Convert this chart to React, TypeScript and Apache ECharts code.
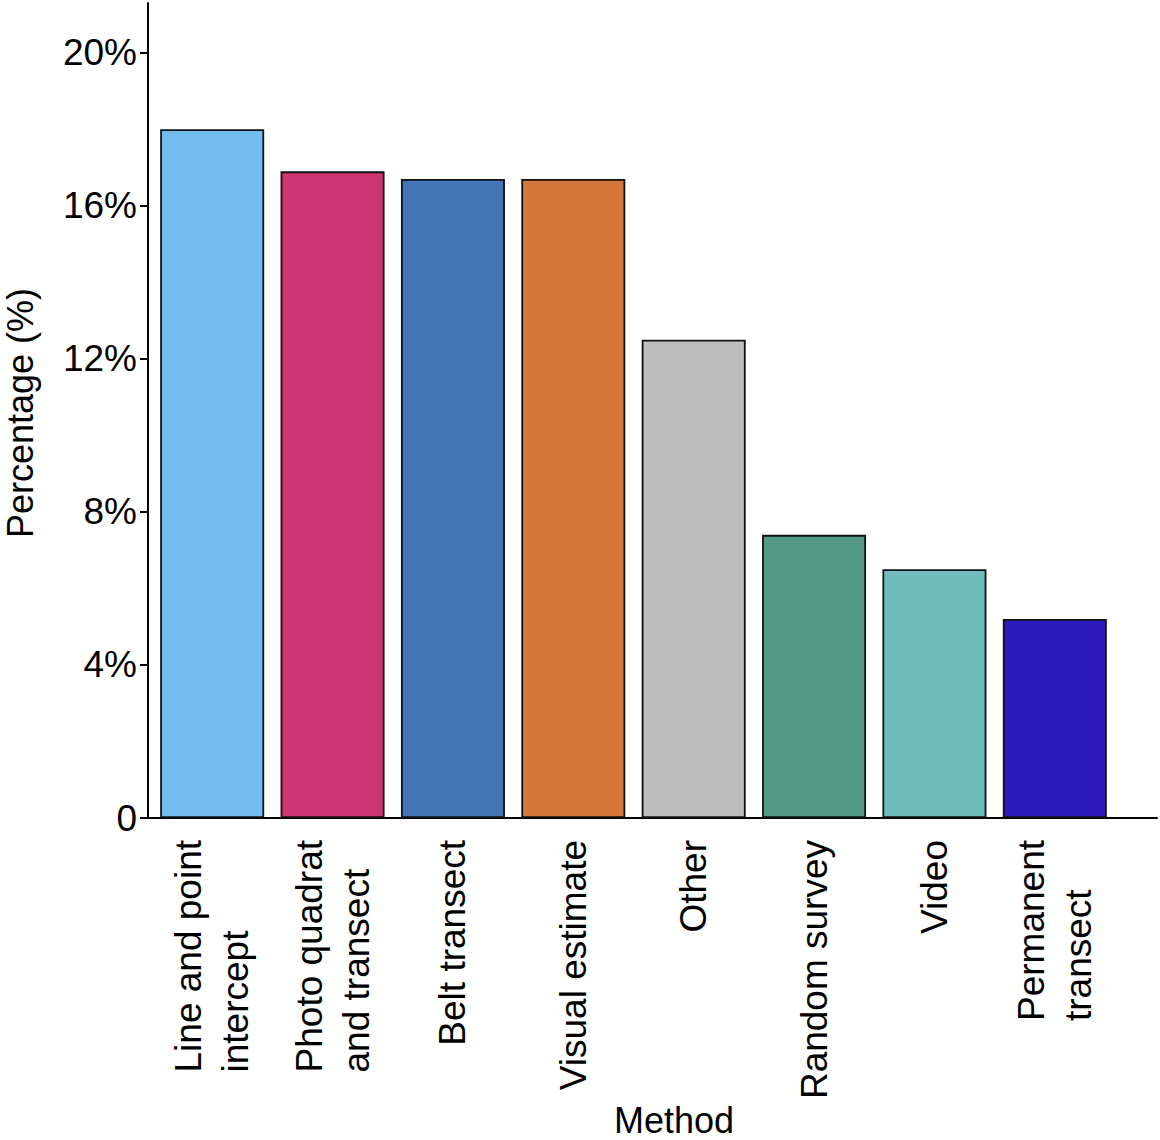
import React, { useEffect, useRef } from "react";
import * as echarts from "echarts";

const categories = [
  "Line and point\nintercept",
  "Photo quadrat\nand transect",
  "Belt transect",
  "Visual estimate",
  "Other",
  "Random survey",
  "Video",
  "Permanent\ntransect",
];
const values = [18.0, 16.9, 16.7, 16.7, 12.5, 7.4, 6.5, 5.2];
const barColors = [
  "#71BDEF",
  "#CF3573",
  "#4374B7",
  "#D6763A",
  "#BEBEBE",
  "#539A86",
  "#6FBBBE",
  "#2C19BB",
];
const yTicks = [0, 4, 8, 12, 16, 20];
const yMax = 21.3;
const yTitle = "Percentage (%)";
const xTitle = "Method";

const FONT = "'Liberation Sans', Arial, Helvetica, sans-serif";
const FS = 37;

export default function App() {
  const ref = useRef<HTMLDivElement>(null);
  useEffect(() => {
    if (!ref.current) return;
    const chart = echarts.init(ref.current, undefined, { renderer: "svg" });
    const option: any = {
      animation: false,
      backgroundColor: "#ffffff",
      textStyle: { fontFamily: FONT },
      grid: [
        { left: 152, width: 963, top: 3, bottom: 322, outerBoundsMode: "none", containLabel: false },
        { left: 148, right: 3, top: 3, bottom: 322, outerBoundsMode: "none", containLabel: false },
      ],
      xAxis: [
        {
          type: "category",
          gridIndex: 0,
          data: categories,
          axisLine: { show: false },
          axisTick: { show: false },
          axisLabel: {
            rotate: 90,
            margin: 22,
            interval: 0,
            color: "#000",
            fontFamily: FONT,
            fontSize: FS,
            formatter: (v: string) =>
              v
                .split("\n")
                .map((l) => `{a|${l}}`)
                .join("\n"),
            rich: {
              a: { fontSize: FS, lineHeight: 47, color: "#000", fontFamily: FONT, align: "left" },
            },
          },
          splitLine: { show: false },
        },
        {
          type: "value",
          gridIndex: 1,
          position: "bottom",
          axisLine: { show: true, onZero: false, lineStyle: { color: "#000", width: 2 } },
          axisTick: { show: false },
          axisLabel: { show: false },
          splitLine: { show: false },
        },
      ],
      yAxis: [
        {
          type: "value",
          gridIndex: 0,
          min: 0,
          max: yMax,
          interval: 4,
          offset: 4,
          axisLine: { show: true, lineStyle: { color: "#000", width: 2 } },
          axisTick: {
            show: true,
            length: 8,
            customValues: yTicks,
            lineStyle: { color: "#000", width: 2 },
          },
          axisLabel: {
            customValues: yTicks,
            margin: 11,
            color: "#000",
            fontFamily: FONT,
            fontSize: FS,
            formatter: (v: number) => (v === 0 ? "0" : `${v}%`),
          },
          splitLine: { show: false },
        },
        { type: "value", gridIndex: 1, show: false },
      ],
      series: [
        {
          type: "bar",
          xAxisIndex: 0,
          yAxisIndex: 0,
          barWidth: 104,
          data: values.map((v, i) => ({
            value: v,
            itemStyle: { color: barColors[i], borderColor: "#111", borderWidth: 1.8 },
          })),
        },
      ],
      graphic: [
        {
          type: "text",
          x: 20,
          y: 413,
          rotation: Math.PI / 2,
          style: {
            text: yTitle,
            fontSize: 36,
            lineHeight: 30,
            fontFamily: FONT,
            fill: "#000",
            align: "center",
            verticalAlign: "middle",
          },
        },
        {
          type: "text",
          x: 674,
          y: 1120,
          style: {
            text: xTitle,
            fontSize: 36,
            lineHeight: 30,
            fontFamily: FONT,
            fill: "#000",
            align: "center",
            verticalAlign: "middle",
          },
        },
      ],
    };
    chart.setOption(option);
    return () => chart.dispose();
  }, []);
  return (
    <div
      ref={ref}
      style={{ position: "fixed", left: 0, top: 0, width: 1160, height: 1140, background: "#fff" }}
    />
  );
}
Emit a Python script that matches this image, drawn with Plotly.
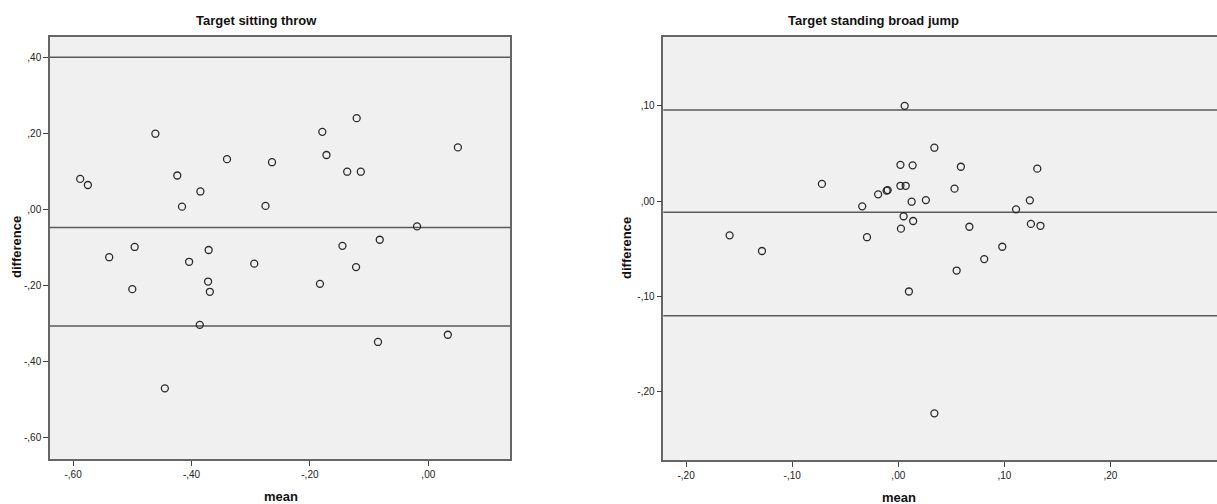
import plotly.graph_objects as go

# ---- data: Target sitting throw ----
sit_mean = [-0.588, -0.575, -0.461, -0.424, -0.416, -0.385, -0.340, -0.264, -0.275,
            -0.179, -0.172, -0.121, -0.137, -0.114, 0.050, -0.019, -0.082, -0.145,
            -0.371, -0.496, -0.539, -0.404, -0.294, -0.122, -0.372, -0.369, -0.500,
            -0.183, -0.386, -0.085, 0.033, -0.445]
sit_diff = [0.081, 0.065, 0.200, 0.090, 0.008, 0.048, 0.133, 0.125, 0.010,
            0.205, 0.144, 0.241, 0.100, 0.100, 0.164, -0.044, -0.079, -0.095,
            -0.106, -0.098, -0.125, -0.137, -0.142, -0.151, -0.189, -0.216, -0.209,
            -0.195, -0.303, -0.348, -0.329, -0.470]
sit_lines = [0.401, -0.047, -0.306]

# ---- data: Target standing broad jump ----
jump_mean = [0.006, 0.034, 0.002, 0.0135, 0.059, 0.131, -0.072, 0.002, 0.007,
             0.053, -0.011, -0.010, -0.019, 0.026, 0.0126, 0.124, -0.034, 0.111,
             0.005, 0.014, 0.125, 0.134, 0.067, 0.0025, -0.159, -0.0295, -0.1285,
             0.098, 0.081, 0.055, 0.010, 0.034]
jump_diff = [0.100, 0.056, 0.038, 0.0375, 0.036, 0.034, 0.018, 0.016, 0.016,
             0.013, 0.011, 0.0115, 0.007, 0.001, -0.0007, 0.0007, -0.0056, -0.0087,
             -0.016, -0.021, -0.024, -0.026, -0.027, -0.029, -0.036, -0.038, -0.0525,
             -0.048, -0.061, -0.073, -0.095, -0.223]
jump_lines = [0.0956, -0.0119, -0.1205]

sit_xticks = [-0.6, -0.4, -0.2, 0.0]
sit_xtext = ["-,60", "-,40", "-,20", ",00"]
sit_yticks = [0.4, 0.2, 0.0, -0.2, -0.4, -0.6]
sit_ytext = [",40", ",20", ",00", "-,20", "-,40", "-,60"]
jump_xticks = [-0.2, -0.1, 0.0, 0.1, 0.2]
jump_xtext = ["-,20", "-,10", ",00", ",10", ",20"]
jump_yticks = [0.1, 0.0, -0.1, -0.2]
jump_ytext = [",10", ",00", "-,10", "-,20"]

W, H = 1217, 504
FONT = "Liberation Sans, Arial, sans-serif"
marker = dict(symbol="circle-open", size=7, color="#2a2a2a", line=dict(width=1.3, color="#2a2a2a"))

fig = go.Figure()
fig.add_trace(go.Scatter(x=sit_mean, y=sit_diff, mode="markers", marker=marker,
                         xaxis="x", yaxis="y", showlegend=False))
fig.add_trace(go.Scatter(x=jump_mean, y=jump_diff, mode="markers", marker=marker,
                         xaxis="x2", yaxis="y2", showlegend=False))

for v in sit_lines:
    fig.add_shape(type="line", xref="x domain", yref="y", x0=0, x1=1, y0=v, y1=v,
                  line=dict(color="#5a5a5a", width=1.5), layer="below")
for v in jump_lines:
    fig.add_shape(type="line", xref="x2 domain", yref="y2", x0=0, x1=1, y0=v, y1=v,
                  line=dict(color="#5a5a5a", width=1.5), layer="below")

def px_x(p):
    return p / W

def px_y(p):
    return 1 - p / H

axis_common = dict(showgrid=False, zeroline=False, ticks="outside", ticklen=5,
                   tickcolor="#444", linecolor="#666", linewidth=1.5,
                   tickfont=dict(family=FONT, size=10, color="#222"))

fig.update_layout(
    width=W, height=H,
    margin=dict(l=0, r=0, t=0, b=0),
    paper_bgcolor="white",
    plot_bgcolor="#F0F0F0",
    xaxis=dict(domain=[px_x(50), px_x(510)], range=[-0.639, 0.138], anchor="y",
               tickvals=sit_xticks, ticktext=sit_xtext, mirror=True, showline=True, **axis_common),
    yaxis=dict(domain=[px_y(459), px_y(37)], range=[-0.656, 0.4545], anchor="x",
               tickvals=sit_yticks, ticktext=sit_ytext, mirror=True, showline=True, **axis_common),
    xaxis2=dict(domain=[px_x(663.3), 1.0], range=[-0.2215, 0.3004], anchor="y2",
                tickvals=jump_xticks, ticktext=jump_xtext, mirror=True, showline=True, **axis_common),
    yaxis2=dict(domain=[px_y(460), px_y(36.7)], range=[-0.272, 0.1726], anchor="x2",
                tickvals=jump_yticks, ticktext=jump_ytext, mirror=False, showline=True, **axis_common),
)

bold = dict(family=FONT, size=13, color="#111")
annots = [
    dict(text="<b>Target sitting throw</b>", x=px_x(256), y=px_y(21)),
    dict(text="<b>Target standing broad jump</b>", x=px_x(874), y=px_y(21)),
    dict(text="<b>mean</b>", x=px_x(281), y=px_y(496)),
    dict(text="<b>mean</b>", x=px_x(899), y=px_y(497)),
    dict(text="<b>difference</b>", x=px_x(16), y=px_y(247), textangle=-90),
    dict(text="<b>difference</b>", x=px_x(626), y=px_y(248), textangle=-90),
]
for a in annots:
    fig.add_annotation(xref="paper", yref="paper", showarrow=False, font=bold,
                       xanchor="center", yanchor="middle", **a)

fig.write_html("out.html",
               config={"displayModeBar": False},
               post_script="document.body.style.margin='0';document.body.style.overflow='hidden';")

#####

#### The request:
In the listing above, find the line containing "Emit a Python" and the line containing "import plotly.graph_objects as go", then return both of them and every line between, exactly, without pictures.

#### Written solution:
Emit a Python script that matches this image, drawn with Plotly.
import plotly.graph_objects as go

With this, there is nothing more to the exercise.